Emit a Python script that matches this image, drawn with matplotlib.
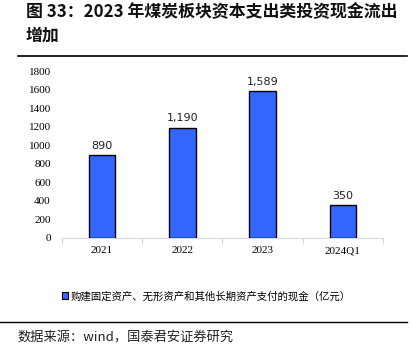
import matplotlib

matplotlib.use("Agg")
import matplotlib.pyplot as plt
from matplotlib.lines import Line2D
from matplotlib.patches import Patch

plt.rcParams["font.family"] = ["Noto Sans CJK SC", "DejaVu Sans"]

# data
categories = ["2021", "2022", "2023", "2024Q1"]
values = [890, 1190, 1589, 350]
yticks = [0, 200, 400, 600, 800, 1000, 1200, 1400, 1600, 1800]
title = "图 33：2023 年煤炭板块资本支出类投资现金流出\n增加"
legend_label = "购建固定资产、无形资产和其他长期资产支付的现金（亿元）"
source = "数据来源：wind，国泰君安证券研究"

BAR = "#3366ff"
SERIF = ["Liberation Serif", "Noto Sans CJK SC"]

fig = plt.figure(figsize=(4.13, 3.54), dpi=100)
fig.patch.set_facecolor("white")

fig.text(0.062, 0.99, title, fontsize=12.2, fontweight="bold", va="top",
         ha="left", linespacing=1.4, color="#111111")
fig.add_artist(Line2D([0.044, 0.985], [0.842, 0.842], color="black", lw=1.2))
fig.add_artist(Line2D([0.0, 0.985], [0.09, 0.09], color="black", lw=1.0))
fig.text(0.042, 0.045, source, fontsize=9.5, va="center", ha="left", color="#222222")

ax = fig.add_axes([0.150, 0.328, 0.777, 0.471])
pos = list(range(len(categories)))
ax.bar(pos, values, width=0.33, color=BAR, edgecolor="black", linewidth=1.0, zorder=3)
for i, v in zip(pos, values):
    ax.text(i, v + 45, f"{v:,}", ha="center", va="bottom", fontsize=8,
            family="DejaVu Sans", color="#222222")

ax.set_xlim(-0.5, len(categories) - 0.5)
ax.set_ylim(0, 1800)
ax.set_yticks(yticks)
ax.set_yticklabels([str(t) for t in yticks], family=SERIF, fontsize=8)
ax.set_xticks(pos)
ax.set_xticklabels(categories, family=SERIF, fontsize=8)
ax.set_xticks([p - 0.5 for p in pos] + [len(pos) - 0.5], minor=True)
ax.tick_params(axis="x", which="major", length=0, pad=6)
ax.tick_params(axis="x", which="minor", length=4, color="#d9d9d9", width=0.8)
ax.tick_params(axis="y", length=0, pad=8)
for side in ("top", "right", "left"):
    ax.spines[side].set_visible(False)
ax.spines["bottom"].set_color("#d9d9d9")
ax.spines["bottom"].set_linewidth(0.8)

handle = Patch(facecolor=BAR, edgecolor="black", linewidth=0.8)
fig.legend([handle], [legend_label], loc="center left", bbox_to_anchor=(0.138, 0.163),
           frameon=False, fontsize=7.5, handlelength=0.6, handleheight=0.6,
           handletextpad=0.2, borderpad=0)

fig.savefig("out.png", dpi=100, facecolor="white")
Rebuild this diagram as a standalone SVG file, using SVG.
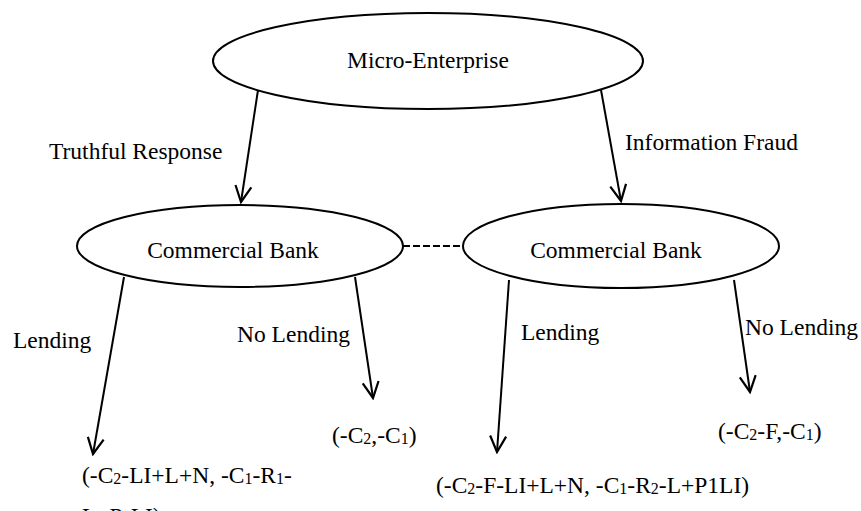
<svg xmlns="http://www.w3.org/2000/svg" width="861" height="511" viewBox="0 0 861 511">
<style>
.node{fill:#fff;stroke:#000;stroke-width:2}
text{font-family:"Liberation Serif","Times New Roman",serif;font-size:23.5px;fill:#000}
.sub{font-size:16px}
.edge{stroke:#000;stroke-width:2;fill:none;marker-end:url(#arr)}
.dash{stroke:#000;stroke-width:2;fill:none;stroke-dasharray:7 3}
</style>
<defs>
<marker id="arr" viewBox="0 0 20 20" refX="18" refY="10" markerWidth="20" markerHeight="20" markerUnits="userSpaceOnUse" orient="auto">
<path d="M2,2 L18,10 L2,18" fill="none" stroke="#000" stroke-width="2.2"/>
</marker>
</defs>
<rect width="861" height="511" fill="#fff"/>
<g id="connectors">
<line class="edge" x1="258" y1="90" x2="241" y2="202"/>
<line class="edge" x1="601" y1="90" x2="621" y2="201"/>
<line class="edge" x1="124" y1="277" x2="93" y2="454"/>
<line class="edge" x1="355" y1="277" x2="373" y2="398"/>
<line class="edge" x1="509" y1="280" x2="497" y2="452"/>
<line class="edge" x1="734" y1="280" x2="750" y2="392"/>
<line class="dash" x1="403" y1="246" x2="463" y2="246"/>
</g>
<g id="micro-enterprise">
<ellipse class="node" cx="428" cy="61" rx="215" ry="48"/>
<text x="428" y="68" text-anchor="middle">Micro-Enterprise</text>
</g>
<g id="bank-left">
<ellipse class="node" cx="240" cy="246" rx="163" ry="41"/>
<text x="233" y="258" text-anchor="middle">Commercial Bank</text>
</g>
<g id="bank-right">
<ellipse class="node" cx="621" cy="246" rx="158" ry="42"/>
<text x="616" y="258" text-anchor="middle">Commercial Bank</text>
</g>
<g id="labels">
<text x="49" y="159">Truthful Response</text>
<text x="625" y="150">Information Fraud</text>
<text x="13" y="348">Lending</text>
<text x="237" y="342">No Lending</text>
<text x="521" y="340">Lending</text>
<text x="745" y="335">No Lending</text>
</g>
<g id="payoff-tl">
<text x="82" y="483">(-C<tspan class="sub" dy="1">2</tspan><tspan dy="-1">-LI+L+N, -C</tspan><tspan class="sub" dy="1">1</tspan><tspan dy="-1">-R</tspan><tspan class="sub" dy="1">1</tspan><tspan dy="-1">-</tspan></text>
<text x="82" y="524">L+P<tspan class="sub" dy="1">1</tspan><tspan dy="-1">LI)</tspan></text>
</g>
<g id="payoff-tn">
<text x="332" y="443">(-C<tspan class="sub" dy="1">2</tspan><tspan dy="-1">,-C</tspan><tspan class="sub" dy="1">1</tspan><tspan dy="-1">)</tspan></text>
</g>
<g id="payoff-fl">
<text x="436" y="493">(-C<tspan class="sub" dy="1">2</tspan><tspan dy="-1">-F-LI+L+N, -C</tspan><tspan class="sub" dy="1">1</tspan><tspan dy="-1">-R</tspan><tspan class="sub" dy="1">2</tspan><tspan dy="-1">-L+P1LI)</tspan></text>
</g>
<g id="payoff-fn">
<text x="718" y="439">(-C<tspan class="sub" dy="1">2</tspan><tspan dy="-1">-F,-C</tspan><tspan class="sub" dy="1">1</tspan><tspan dy="-1">)</tspan></text>
</g>
</svg>
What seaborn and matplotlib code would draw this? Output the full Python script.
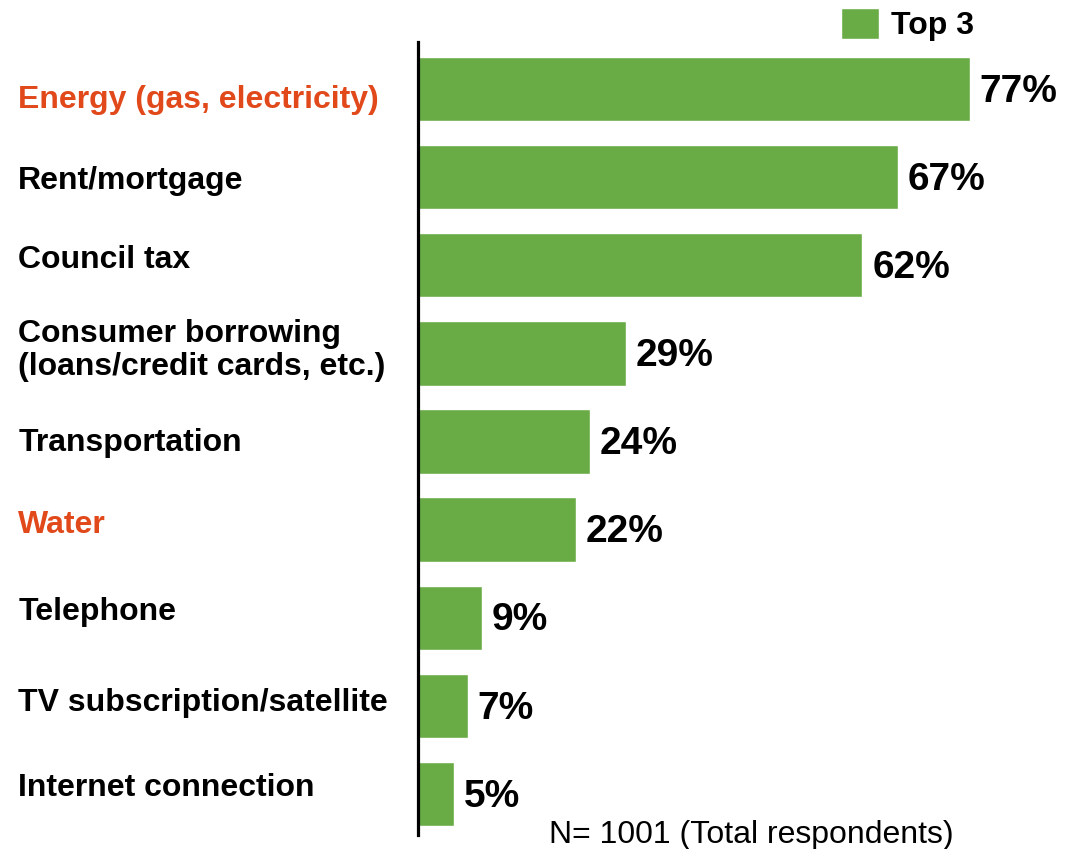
import matplotlib
matplotlib.use("Agg")
import matplotlib.pyplot as plt
import matplotlib.transforms as mtransforms
import seaborn as sns
import pandas as pd

categories = [
    "Energy (gas, electricity)",
    "Rent/mortgage",
    "Council tax",
    "Consumer borrowing\n(loans/credit cards, etc.)",
    "Transportation",
    "Water",
    "Telephone",
    "TV subscription/satellite",
    "Internet connection",
]
top3 = [77, 67, 62, 29, 24, 22, 9, 7, 5]
highlighted = ["Energy (gas, electricity)", "Water"]
series_name = "Top 3"
footnote = "N= 1001 (Total respondents)"

GREEN = "#69AC46"
ORANGE = "#E1491B"
FONT = ["Liberation Sans", "DejaVu Sans"]

sns.set_theme(style="white")
plt.rcParams["font.family"] = FONT

df = pd.DataFrame({"category": categories, "value": top3})

fig = plt.figure(figsize=(10.74, 8.49), dpi=100)
ax = fig.add_axes([0.389, 0.0165, 0.611, 0.934])

sns.barplot(data=df, x="value", y="category", orient="h", color=GREEN,
            saturation=1, width=0.73, ax=ax, label=series_name)

ax.set_xlim(0, 91.5)
ax.set_ylim(8.466, -0.534)
ax.set_xlabel("")
ax.set_ylabel("")
ax.set_xticks([])
ax.set_yticks([])
for side in ["top", "right", "bottom"]:
    ax.spines[side].set_visible(False)
ax.spines["left"].set_color("black")
ax.spines["left"].set_linewidth(2.3)

# value labels at the end of each bar
for i, v in enumerate(top3):
    ax.annotate(f"{v}%", xy=(v, i), xytext=(7, -2), textcoords="offset points",
                ha="left", va="center", fontsize=28, fontweight="bold",
                color="black")

# category labels, left-aligned at the figure edge
label_nudge = [-8, -3, 4, 2, -1, 3, 4, 2, 4]
trans = mtransforms.blended_transform_factory(fig.transFigure, ax.transData)
for i, (cat, dy) in enumerate(zip(categories, label_nudge)):
    color = ORANGE if cat in highlighted else "black"
    t = mtransforms.offset_copy(trans, fig=fig, x=0, y=dy, units="points")
    ax.text(0.017, i, cat, transform=t, ha="left", va="center",
            fontsize=23, fontweight="bold", color=color, linespacing=1.15)

leg = ax.legend(loc="upper left", bbox_to_anchor=(0.645, 1.043),
                frameon=False, fontsize=23, handlelength=1.2, handleheight=1.1,
                handletextpad=0.35, borderaxespad=0, borderpad=0)
for txt in leg.get_texts():
    txt.set_fontweight("bold")
    txt.set_color("black")

fig.text(0.511, 0.016, footnote, ha="left", va="center", fontsize=23,
         color="black")

fig.savefig("out.png", dpi=100)
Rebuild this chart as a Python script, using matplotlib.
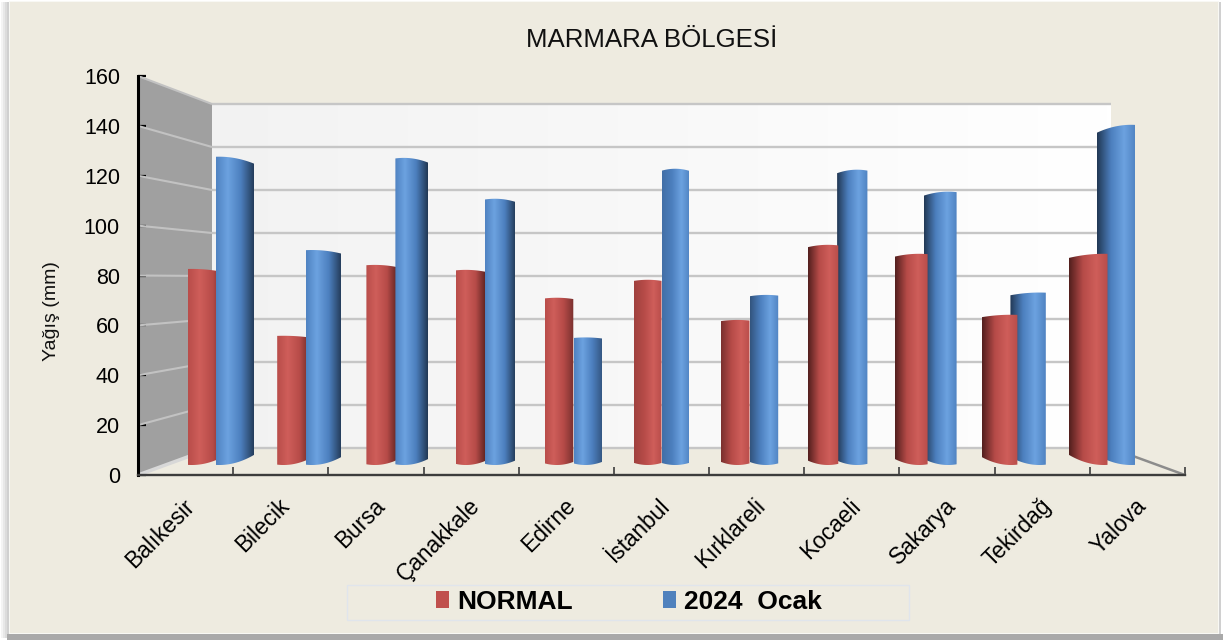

★ ★ ★ ★ ★ ★ ★

**Brief:** Determine how many lines above contain "Rebuild" as a word or string. Give the number alone.

**The output:** 2